Ms. Adem and Hannan were taken to a hospital in the town of Harar, a two-hour drive from their home in Negia Village, Haramaya District. There, Hannan was diagnosed with malnutrition and placed on a regimen of therapeutic milk.
Several months later, Hannan once again began to lose weight. Her mother brought her back to the hospital. This time, seeing that she was over six months old, the doctors advised Ms. Adem to bring her to the local health post in their village. There, health extension workers trained in outpatient therapeutic feeding would be able to treat her with ready-to-use therapeutic foods (RUTF) supplied by UNICEF with support from the European Commission Humanitarian Aid Department (ECHO).
Treatment close to home
Sima Abdurahman, a health extension worker at the Negia Health Post, conduct the post’s weekly outpatient therapeutic feeding programme. She has received UNICEF-supported training, part of the Government’s flagship Health Extension Programme to provide basic integrated health, nutrition, hygiene and sanitation services in rural areas.
Ms. Abdurahman weighed Hannan, and checked her for fever and symptoms of pneumonia, complications of malnutrition. When Hannan showed no signs of complications, Ms. Abdurahman administered an appetite test, giving Hannan a sachet of RUTF. Hannan had no trouble eating.
“Hannan came here last week,” Ms. Abdurahman said. “She was an extremely thin and weak child. Last week, her weight was 3.5 kg and her MUAC [mid-upper arm circumference] was 9.7 cm.” Measurements of less than 11.5 cm indicate severe acute malnutrition, a condition that can be deadly.
“This week she has improved a great deal. She weighs 3.9 kg, and her MUAC is 10 cm,” Ms. Abdurahman continued. “When I did the appetite test, last week and this week, she ate well. She is doing well.”
Community-based therapeutic feeding
Over 14,000 health extension workers like Ms. Abdurahman are operating in the country.
Since 2008, the Government of Ethiopia has been implementing the National Nutrition Programme and Strategy, which seeks to bring malnutrition rates down to zero.
“This therapeutic feeding programme that is being implemented at the community level has brought about many positive results,” said Angatu Mohammed, deputy head of the East Harerghe Zone health office. “From the start, when it was decided to do the work at the community level, it was to provide community-based health services, and this has brought about major change in maternal and child deaths.”
Ms. Adem is seeing these changes first-hand.
“The first week she couldn’t even open her eyes. She was not healthy,” she said. “Last week, [Ms. Abdurahman] gave me a syrup [amoxicillin antibiotics], and I gave her the syrup to drink. I fed her the things [RUTF] that she gave me … When I saw such a big difference after one week, I became very happy that my child could get better with treatment near my home.”

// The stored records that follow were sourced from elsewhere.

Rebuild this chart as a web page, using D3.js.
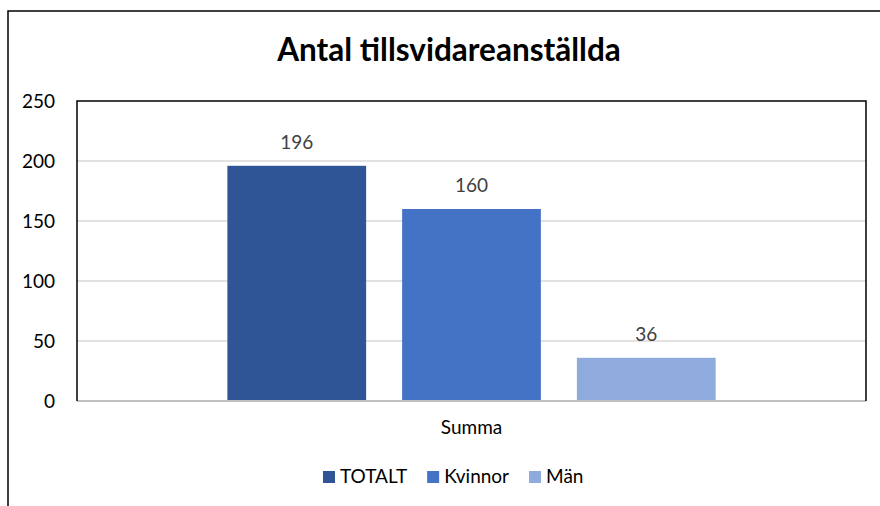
<!DOCTYPE html>
<html>
<head>
<meta charset="utf-8">
<script src="https://cdn.jsdelivr.net/npm/d3@7"></script>
<style>
  html, body { margin: 0; padding: 0; background: #fff; }
  svg { display: block; font-family: Lato, "Open Sans", sans-serif; }
</style>
</head>
<body>
<svg id="chart" width="880" height="506"></svg>
<script>
// data
const groups = ['Summa'];
const series = ['TOTALT', 'Kvinnor', 'Män'];
const values = [196, 160, 36];
const colors = ['#2F5597', '#4472C4', '#8FAADC'];
const yTicks = [0, 50, 100, 150, 200, 250];

const svg = d3.select('#chart');
const plot = { left: 77, top: 101, right: 866, bottom: 401 };

// outer chart frame (runs off the right and bottom edge)
svg.append('rect')
  .attr('x', 8).attr('y', 11)
  .attr('width', 900).attr('height', 520)
  .attr('fill', 'none').attr('stroke', '#000').attr('stroke-width', 1.5);

// title
svg.append('text')
  .attr('x', 449).attr('y', 61)
  .attr('text-anchor', 'middle')
  .attr('font-size', 31.5).attr('font-weight', 'bold')
  .attr('fill', '#000')
  .text('Antal tillsvidareanställda');

const y = d3.scaleLinear().domain([0, 250]).range([plot.bottom, plot.top]);
const x0 = d3.scaleBand().domain(groups)
  .range([plot.left, plot.right])
  .paddingInner(0).paddingOuter(0.308);
const x1 = d3.scaleBand().domain(series)
  .range([0, x0.bandwidth()])
  .paddingInner(0.206).paddingOuter(0);

// gridlines
svg.append('g')
  .selectAll('line')
  .data(yTicks.filter(t => t > 0 && t < 250))
  .join('line')
    .attr('x1', plot.left).attr('x2', plot.right)
    .attr('y1', d => y(d)).attr('y2', d => y(d))
    .attr('stroke', '#d9d9d9').attr('stroke-width', 1.3);

// y axis labels
const yAxis = svg.append('g')
  .attr('transform', `translate(${plot.left},0)`)
  .call(d3.axisLeft(y).tickValues(yTicks).tickSize(0).tickPadding(22));
yAxis.select('.domain').remove();
yAxis.selectAll('text')
  .attr('font-family', 'Lato, sans-serif')
  .attr('font-size', 19).attr('fill', '#000');

// bars
const bars = svg.append('g')
  .attr('transform', `translate(${x0('Summa')},0)`);
bars.selectAll('rect')
  .data(series)
  .join('rect')
    .attr('x', d => x1(d))
    .attr('width', x1.bandwidth())
    .attr('y', (d, i) => y(values[i]))
    .attr('height', (d, i) => y(0) - y(values[i]))
    .attr('fill', (d, i) => colors[i]);

// data labels
bars.selectAll('text')
  .data(series)
  .join('text')
    .attr('x', d => x1(d) + x1.bandwidth() / 2)
    .attr('y', (d, i) => y(values[i]) - 17)
    .attr('text-anchor', 'middle')
    .attr('font-size', 19).attr('fill', '#404040')
    .text((d, i) => values[i]);

// x axis line + category label
svg.append('line')
  .attr('x1', plot.left).attr('x2', plot.right)
  .attr('y1', y(0)).attr('y2', y(0))
  .attr('stroke', '#bfbfbf').attr('stroke-width', 2);

const xAxis = svg.append('g')
  .attr('transform', `translate(0,${plot.bottom})`)
  .call(d3.axisBottom(x0).tickSize(0).tickPadding(20));
xAxis.select('.domain').remove();
xAxis.selectAll('text')
  .attr('font-family', 'Lato, sans-serif')
  .attr('font-size', 19).attr('fill', '#000');

// plot area border (left, top, right)
svg.append('path')
  .attr('d', `M${plot.left},${plot.bottom}V${plot.top}H${plot.right}V${plot.bottom}`)
  .attr('fill', 'none').attr('stroke', '#000').attr('stroke-width', 1.5);

// legend
const legend = svg.append('g').attr('transform', 'translate(0,483)');
let lx = 323;
series.forEach((s, i) => {
  const item = legend.append('g').attr('transform', `translate(${lx},0)`);
  item.append('rect')
    .attr('x', 0).attr('y', -12)
    .attr('width', 12).attr('height', 12)
    .attr('fill', colors[i]);
  const t = item.append('text')
    .attr('x', 17).attr('y', 0)
    .attr('font-size', 19).attr('fill', '#000')
    .text(s);
  lx += 17 + t.node().getComputedTextLength() + 20;
});
</script>
</body>
</html>
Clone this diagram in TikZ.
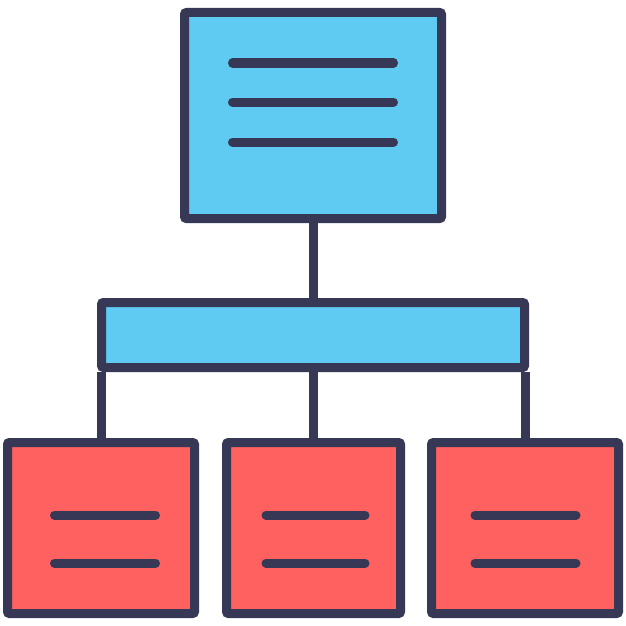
\documentclass[tikz,border=0pt]{standalone}
\usepackage{tikz}
\usepackage{xcolor}
\definecolor{inkdark}{HTML}{363856}
\definecolor{skyblue}{HTML}{5FCBF2}
\definecolor{salmonred}{HTML}{FF6161}
\begin{document}
\begin{tikzpicture}[x=1pt, y=-1pt]
\useasboundingbox (0,0) rectangle (626,626);
\tikzset{card/.style={draw=inkdark, line width=9pt, rounded corners=2pt, inner sep=0pt},
         textline/.style={draw=inkdark, line width=9pt, line cap=round},
         link/.style={draw=inkdark, line width=9pt}}
% Org chart
\node[card, fill=skyblue, minimum width=257pt, minimum height=206pt] (head) at (313,115.5) {};
\node[card, fill=skyblue, minimum width=423pt, minimum height=65pt] (bar) at (313,335) {};
\node[card, fill=salmonred, minimum width=187pt, minimum height=171pt] (left) at (101,528) {};
\node[card, fill=salmonred, minimum width=174pt, minimum height=171pt] (mid) at (313.5,528) {};
\node[card, fill=salmonred, minimum width=187pt, minimum height=171pt] (right) at (525,528) {};
\draw[link] (head.south) -- (bar.north);
\draw[link] (bar.south -| left) -- (left.north);
\draw[link] (bar.south -| mid) -- (mid.north);
\draw[link] (bar.south -| right) -- (right.north);
% text strokes
\draw[textline] (232.5,63) -- (393.5,63);
\draw[textline] (232.5,102) -- (393.5,102);
\draw[textline] (232.5,142) -- (393.5,142);
\draw[textline] (54.5,515) -- (155.5,515);
\draw[textline] (54.5,563) -- (155.5,563);
\draw[textline] (266,515) -- (365,515);
\draw[textline] (266,563) -- (365,563);
\draw[textline] (475,515) -- (576,515);
\draw[textline] (475,563) -- (576,563);
\end{tikzpicture}
\end{document}
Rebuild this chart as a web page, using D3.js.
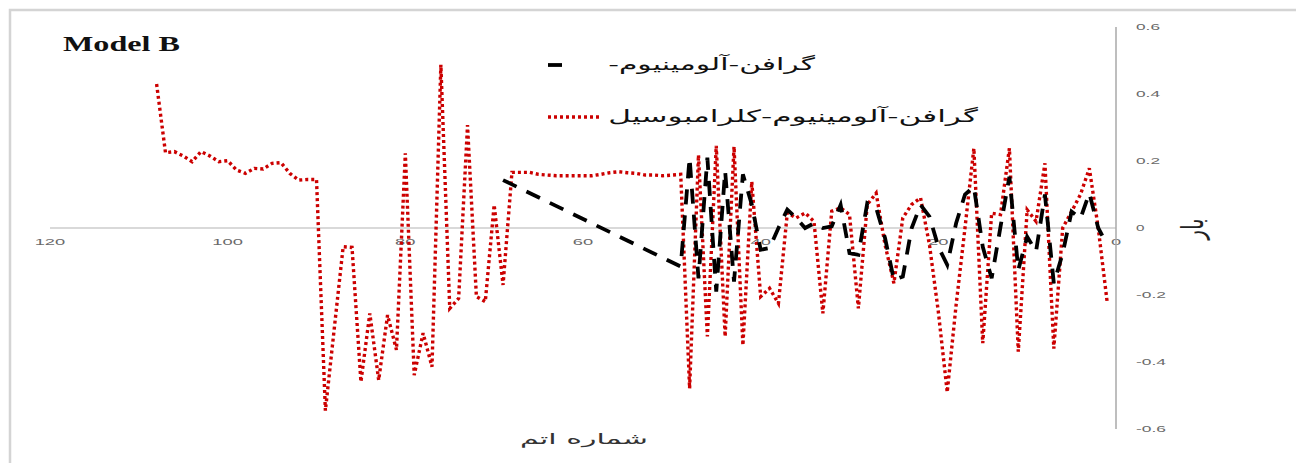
<!DOCTYPE html>
<html><head><meta charset="utf-8">
<script src="https://cdn.jsdelivr.net/npm/d3@7"></script>
<style>html,body{margin:0;padding:0;background:#fff;overflow:hidden}</style>
</head><body>
<svg id="chart" width="1296" height="463"></svg>
<script>
// Axis ticks: atom number (reversed axis) and charge
const xTicks = [120, 100, 80, 60, 40, 20, 0];
const yTicks = [0.6, 0.4, 0.2, 0, -0.2, -0.4, -0.6];
const seriesNames = ["گرافن-آلومینیوم-", "گرافن-آلومینیوم-کلرامبوسیل"];
const xTitle = "شماره اتم";
const yTitle = "بار";
const panelTitle = "Model B";

// Graphene–aluminium: atom numbers and charges
const alAtoms = [69, 49, 48, 47, 46, 45, 44, 43, 42, 41, 40, 39, 38, 37, 36, 35, 34, 33, 32, 31, 30,
  29, 28, 27, 26, 25, 24, 23, 22, 21, 20, 19, 18, 17, 16, 15, 14, 13, 12, 11, 10, 9, 8, 7, 6, 5, 4, 3, 2, 1];
const alCharge = [0.143, -0.115, 0.21, -0.15, 0.21, -0.19, 0.17, -0.16, 0.16, 0.07, -0.065, -0.06,
  0.0, 0.055, 0.03, 0.0, 0.014, 0.0, 0.005, 0.069, -0.075, -0.08, 0.074, 0.06, -0.03, -0.155, -0.145,
  0.0, 0.069, 0.034, -0.056, -0.11, 0.014, 0.1, 0.123, -0.056, -0.15, 0.004, 0.153, -0.125, -0.026,
  -0.07, 0.1, -0.165, -0.076, 0.049, 0.029, 0.104, 0.0, -0.05];

// Graphene–aluminium–chlorambucil: atom numbers 108 down to 1 and charges
const clbAtoms = [108, 107, 106, 105, 104, 103, 102, 101, 100, 99, 98, 97, 96, 95, 94, 93, 92, 91, 90,
  89, 88, 87, 86, 85, 84, 83, 82, 81, 80, 79, 78, 77, 76, 75, 74, 73, 72, 71, 70, 69, 68, 67, 66, 65,
  64, 63, 62, 61, 60, 59, 58, 57, 56, 55, 54, 53, 52, 51, 50, 49, 48, 47, 46, 45, 44, 43, 42, 41, 40,
  39, 38, 37, 36, 35, 34, 33, 32, 31, 30, 29, 28, 27, 26, 25, 24, 23, 22, 21, 20, 19, 18, 17, 16, 15,
  14, 13, 12, 11, 10, 9, 8, 7, 6, 5, 4, 3, 2, 1];
const clbCharge = [0.43, 0.225, 0.228, 0.215, 0.198, 0.228, 0.215, 0.198, 0.201, 0.173, 0.163, 0.178,
  0.176, 0.193, 0.195, 0.163, 0.143, 0.145, 0.145,
  -0.545, -0.30, -0.056, -0.058, -0.459, -0.255, -0.454, -0.26, -0.364, 0.223, -0.439, -0.314, -0.414,
  0.487, -0.24, -0.21, 0.307, -0.205, -0.22, 0.069, -0.17,
  0.166, 0.166, 0.166, 0.16, 0.158, 0.156, 0.156, 0.156, 0.156, 0.156, 0.16, 0.165, 0.168, 0.165,
  0.163, 0.158, 0.158, 0.156, 0.158, 0.16,
  -0.479, 0.218, -0.324, 0.245, -0.324, 0.243, -0.35, 0.138, -0.205, -0.18, -0.225, 0.045, 0.03,
  0.045, 0.02, -0.255, 0.05, 0.06, 0.04, -0.24, 0.07, 0.104, -0.05, -0.165, 0.03, 0.07, 0.09, -0.05,
  -0.25, -0.49, -0.23, 0.0, 0.238, -0.344, 0.044, 0.04, 0.238, -0.369, 0.054, 0.02, 0.193, -0.36,
  0.0, 0.049, 0.1, 0.178, 0.0, -0.22];

const svg = d3.select("#chart");

// chart frame
svg.append("rect").attr("x", 10).attr("y", 10).attr("width", 1300).attr("height", 470)
  .attr("fill", "none").attr("stroke", "#d4d4d4").attr("stroke-width", 2.5);

const x = d3.scaleLinear().domain([120, 0]).range([50, 1116]);
const y = d3.scaleLinear().domain([0.6, -0.6]).range([27, 429]);

// stretch a right-aligned text node horizontally about its right edge
function fitWidth(sel, width, rightX) {
  const w = sel.node().getComputedTextLength();
  const s = width / w;
  sel.attr("transform", `translate(${rightX},0) scale(${s},1) translate(${-rightX},0)`);
}

// x tick labels (sit under the data)
const xt = svg.append("g").attr("font-family", "Liberation Sans, Arial, sans-serif")
  .attr("font-size", 9.5).attr("fill", "#6a6a6a");
xTicks.forEach(t => {
  const s = String(t);
  xt.append("text").attr("x", x(t)).attr("y", 245).attr("text-anchor", "middle")
    .attr("textLength", s.length * 10.2).attr("lengthAdjust", "spacingAndGlyphs").text(s);
});

// y tick labels on the right
const yt = svg.append("g").attr("font-family", "Liberation Sans, Arial, sans-serif")
  .attr("font-size", 9.5).attr("fill", "#6a6a6a");
yTicks.forEach(t => {
  const s = t === 0 ? "0" : d3.format(".1f")(t).replace("−", "-");
  const w = s.length === 1 ? 8.5 : (s.length === 3 ? 24 : 30);
  yt.append("text").attr("x", 1136).attr("y", y(t) + 3.3)
    .attr("textLength", w).attr("lengthAdjust", "spacingAndGlyphs").text(s);
});

// axes lines
svg.append("line").attr("x1", x(120)).attr("x2", x(0)).attr("y1", y(0)).attr("y2", y(0))
  .attr("stroke", "#b4b4b4").attr("stroke-width", 1.2);
svg.append("line").attr("x1", x(0)).attr("x2", x(0)).attr("y1", y(0.6)).attr("y2", y(-0.6))
  .attr("stroke", "#a8a8a8").attr("stroke-width", 1.5);

// series
const line = d3.line().x(d => x(d[0])).y(d => y(d[1]));
const clbData = clbAtoms.map((a, i) => [a, clbCharge[i]]);
const alData = alAtoms.map((a, i) => [a, alCharge[i]]);

svg.append("path").attr("d", line(clbData)).attr("fill", "none")
  .attr("stroke", "#cc0000").attr("stroke-width", 3.4).attr("stroke-dasharray", "3,3");
svg.append("path").attr("d", line(alData)).attr("fill", "none")
  .attr("stroke", "#000").attr("stroke-width", 3.8).attr("stroke-dasharray", "15,11");

// panel title
svg.append("text").attr("x", 63).attr("y", 51).attr("font-family", "Liberation Serif, Times New Roman, serif")
  .attr("font-weight", "bold").attr("font-size", 20).attr("fill", "#111")
  .attr("textLength", 117).attr("lengthAdjust", "spacingAndGlyphs").text(panelTitle);

// legend
svg.append("line").attr("x1", 548).attr("x2", 562).attr("y1", 65).attr("y2", 65)
  .attr("stroke", "#000").attr("stroke-width", 3.8);
svg.append("line").attr("x1", 548).attr("x2", 602).attr("y1", 117).attr("y2", 117)
  .attr("stroke", "#cc0000").attr("stroke-width", 3.4).attr("stroke-dasharray", "3,3");

const fa = "DejaVu Sans, sans-serif";
// with direction rtl, "start" puts the right edge of the text at x
const l1 = svg.append("text").attr("x", 815).attr("y", 70).attr("text-anchor", "start")
  .attr("direction", "rtl").attr("font-family", fa).attr("font-size", 17).attr("fill", "#111")
  .text(seriesNames[0]);
fitWidth(l1, 207, 815);
const l2 = svg.append("text").attr("x", 978).attr("y", 122).attr("text-anchor", "start")
  .attr("direction", "rtl").attr("font-family", fa).attr("font-size", 17).attr("fill", "#111")
  .text(seriesNames[1]);
fitWidth(l2, 370, 978);

// axis titles
const xtTitle = svg.append("text").attr("x", 648).attr("y", 444).attr("text-anchor", "start")
  .attr("direction", "rtl").attr("font-family", fa).attr("font-size", 15).attr("fill", "#333")
  .text(xTitle);
fitWidth(xtTitle, 128, 648);

svg.append("text").attr("transform", "translate(1203,229) scale(1.5,1) rotate(-90)")
  .attr("text-anchor", "middle").attr("font-family", fa).attr("font-size", 20).attr("fill", "#222")
  .text(yTitle);
</script>
</body></html>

ECHO is contributing US$2.4 million to support the management of malnutrition in Ethiopia, benefiting over 52,000 malnourished children.
Complementing these treatment services is the UNICEF-supported Community Based-Nutrition programme, which seeks to prevent malnutrition from occurring in the first place. Haremaya is among the districts where the Community-Based Nutrition programme is being implemented, and it is seeing positive results.
“We are going house-to-house and giving advice to mothers to breastfeed their children from the time they are born until they reach six months, and then to complement their breastfeeding from six months until two years of age,” Ms. Abdurahman said. “The number of malnourished children has gone down.”
These community-based programmes are not only improving nutrition; they are empowering communities to provide the best possible care to their children.
“We have to empower communities, we have to advocate for equity, we have to work on promotive and preventive activities, and we have to really work on social protection,” said Samson Desie, a UNICEF nutrition officer working in Oromia Region, “so that the community, by themselves, will assess their problems, will analyze their problems, and will act upon their problems using their own resources.”